Problem requirements » In the material below, please retype the lines from the very first through the one with "base = alt.Chart(bars_df)", exactly and without pictures.

Available data »
╔══
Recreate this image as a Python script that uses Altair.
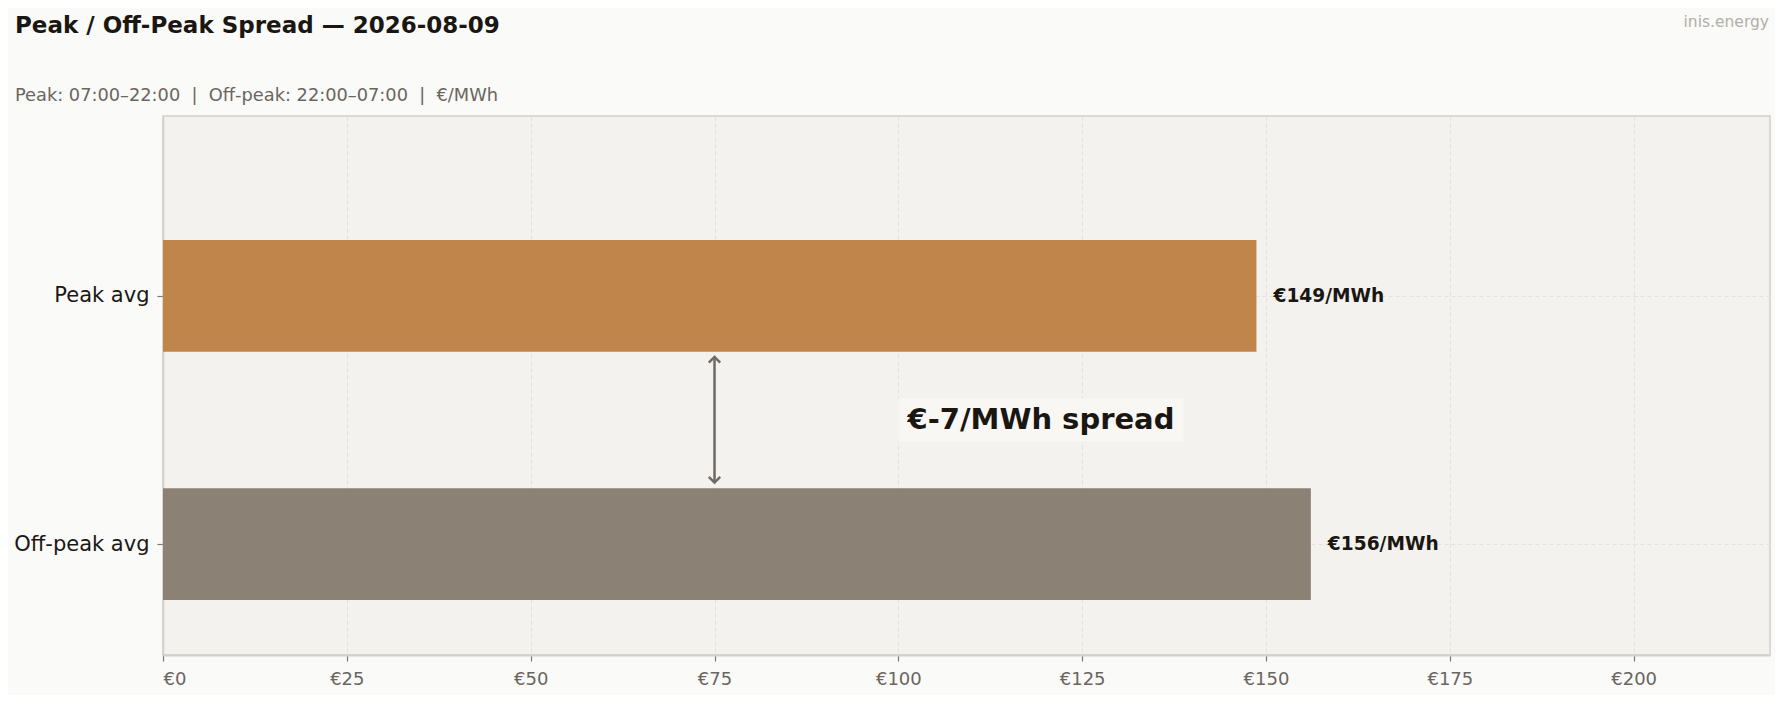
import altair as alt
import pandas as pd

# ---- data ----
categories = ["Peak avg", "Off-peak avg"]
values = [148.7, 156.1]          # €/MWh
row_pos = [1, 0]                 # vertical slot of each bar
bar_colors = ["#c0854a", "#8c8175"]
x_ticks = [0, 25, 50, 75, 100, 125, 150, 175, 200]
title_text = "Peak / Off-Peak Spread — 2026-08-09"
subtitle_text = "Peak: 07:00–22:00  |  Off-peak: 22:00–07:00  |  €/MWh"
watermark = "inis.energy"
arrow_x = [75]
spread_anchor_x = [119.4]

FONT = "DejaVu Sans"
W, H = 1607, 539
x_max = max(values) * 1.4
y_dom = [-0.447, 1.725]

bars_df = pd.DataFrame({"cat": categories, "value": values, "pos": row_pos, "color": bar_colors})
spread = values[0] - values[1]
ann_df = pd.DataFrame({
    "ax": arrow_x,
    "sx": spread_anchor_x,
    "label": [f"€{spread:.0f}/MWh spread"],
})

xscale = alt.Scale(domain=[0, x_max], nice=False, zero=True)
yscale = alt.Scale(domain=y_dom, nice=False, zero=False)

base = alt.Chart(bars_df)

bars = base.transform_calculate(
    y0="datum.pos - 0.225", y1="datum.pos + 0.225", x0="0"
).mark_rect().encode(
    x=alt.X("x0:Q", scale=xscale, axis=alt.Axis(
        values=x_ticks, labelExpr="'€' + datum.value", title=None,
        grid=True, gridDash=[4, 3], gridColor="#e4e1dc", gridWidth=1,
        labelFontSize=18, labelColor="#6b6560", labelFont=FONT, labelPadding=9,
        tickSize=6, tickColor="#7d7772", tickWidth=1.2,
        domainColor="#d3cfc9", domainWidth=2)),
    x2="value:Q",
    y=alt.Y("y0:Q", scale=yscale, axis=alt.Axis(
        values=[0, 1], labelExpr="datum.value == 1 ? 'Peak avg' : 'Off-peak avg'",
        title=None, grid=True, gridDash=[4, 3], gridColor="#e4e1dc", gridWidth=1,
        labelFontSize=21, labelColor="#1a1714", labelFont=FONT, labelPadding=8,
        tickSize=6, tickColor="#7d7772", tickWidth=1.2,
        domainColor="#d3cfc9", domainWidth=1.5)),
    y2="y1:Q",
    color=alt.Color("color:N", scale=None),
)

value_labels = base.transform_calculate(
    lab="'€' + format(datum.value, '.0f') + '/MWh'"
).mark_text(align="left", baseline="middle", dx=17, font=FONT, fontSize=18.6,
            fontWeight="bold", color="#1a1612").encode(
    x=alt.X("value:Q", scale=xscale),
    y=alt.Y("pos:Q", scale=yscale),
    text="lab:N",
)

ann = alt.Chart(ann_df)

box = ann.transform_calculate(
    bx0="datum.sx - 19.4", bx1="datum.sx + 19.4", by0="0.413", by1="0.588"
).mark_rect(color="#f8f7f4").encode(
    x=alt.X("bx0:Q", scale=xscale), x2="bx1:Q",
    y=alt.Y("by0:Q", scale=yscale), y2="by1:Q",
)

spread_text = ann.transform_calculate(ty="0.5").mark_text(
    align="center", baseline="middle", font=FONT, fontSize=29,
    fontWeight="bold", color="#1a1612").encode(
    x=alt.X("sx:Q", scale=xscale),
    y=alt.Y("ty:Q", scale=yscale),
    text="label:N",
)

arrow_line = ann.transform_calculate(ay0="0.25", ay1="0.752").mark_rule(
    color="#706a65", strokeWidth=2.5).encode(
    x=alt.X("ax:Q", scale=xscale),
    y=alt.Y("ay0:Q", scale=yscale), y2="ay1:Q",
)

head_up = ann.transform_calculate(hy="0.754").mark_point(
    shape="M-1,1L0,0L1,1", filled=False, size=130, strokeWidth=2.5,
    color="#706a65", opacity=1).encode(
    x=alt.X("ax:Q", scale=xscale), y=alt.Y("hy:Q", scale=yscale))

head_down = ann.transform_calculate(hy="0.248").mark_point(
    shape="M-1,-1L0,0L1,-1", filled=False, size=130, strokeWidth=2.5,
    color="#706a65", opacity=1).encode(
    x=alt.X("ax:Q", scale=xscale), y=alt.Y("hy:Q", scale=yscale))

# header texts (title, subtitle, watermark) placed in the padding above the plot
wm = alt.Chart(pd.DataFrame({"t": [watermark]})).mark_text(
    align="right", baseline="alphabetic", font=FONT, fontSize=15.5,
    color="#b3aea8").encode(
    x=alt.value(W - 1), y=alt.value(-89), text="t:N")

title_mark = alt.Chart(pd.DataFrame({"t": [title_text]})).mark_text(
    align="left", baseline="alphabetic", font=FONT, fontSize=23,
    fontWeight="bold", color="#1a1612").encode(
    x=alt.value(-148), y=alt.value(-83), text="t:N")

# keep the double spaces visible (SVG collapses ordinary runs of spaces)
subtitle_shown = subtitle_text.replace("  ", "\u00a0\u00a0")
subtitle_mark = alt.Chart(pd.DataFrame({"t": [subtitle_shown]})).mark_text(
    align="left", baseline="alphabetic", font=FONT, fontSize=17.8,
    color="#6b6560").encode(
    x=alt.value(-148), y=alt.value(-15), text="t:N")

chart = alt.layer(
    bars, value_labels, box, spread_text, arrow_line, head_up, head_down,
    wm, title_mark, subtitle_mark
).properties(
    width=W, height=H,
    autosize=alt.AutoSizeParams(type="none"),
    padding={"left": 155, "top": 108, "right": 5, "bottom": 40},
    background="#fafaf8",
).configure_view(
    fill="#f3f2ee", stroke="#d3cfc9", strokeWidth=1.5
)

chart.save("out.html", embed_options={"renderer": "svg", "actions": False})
╚══
Full solution »
Recreate this image as a Python script that uses Altair.
import altair as alt
import pandas as pd

# ---- data ----
categories = ["Peak avg", "Off-peak avg"]
values = [148.7, 156.1]          # €/MWh
row_pos = [1, 0]                 # vertical slot of each bar
bar_colors = ["#c0854a", "#8c8175"]
x_ticks = [0, 25, 50, 75, 100, 125, 150, 175, 200]
title_text = "Peak / Off-Peak Spread — 2026-08-09"
subtitle_text = "Peak: 07:00–22:00  |  Off-peak: 22:00–07:00  |  €/MWh"
watermark = "inis.energy"
arrow_x = [75]
spread_anchor_x = [119.4]

FONT = "DejaVu Sans"
W, H = 1607, 539
x_max = max(values) * 1.4
y_dom = [-0.447, 1.725]

bars_df = pd.DataFrame({"cat": categories, "value": values, "pos": row_pos, "color": bar_colors})
spread = values[0] - values[1]
ann_df = pd.DataFrame({
    "ax": arrow_x,
    "sx": spread_anchor_x,
    "label": [f"€{spread:.0f}/MWh spread"],
})

xscale = alt.Scale(domain=[0, x_max], nice=False, zero=True)
yscale = alt.Scale(domain=y_dom, nice=False, zero=False)

base = alt.Chart(bars_df)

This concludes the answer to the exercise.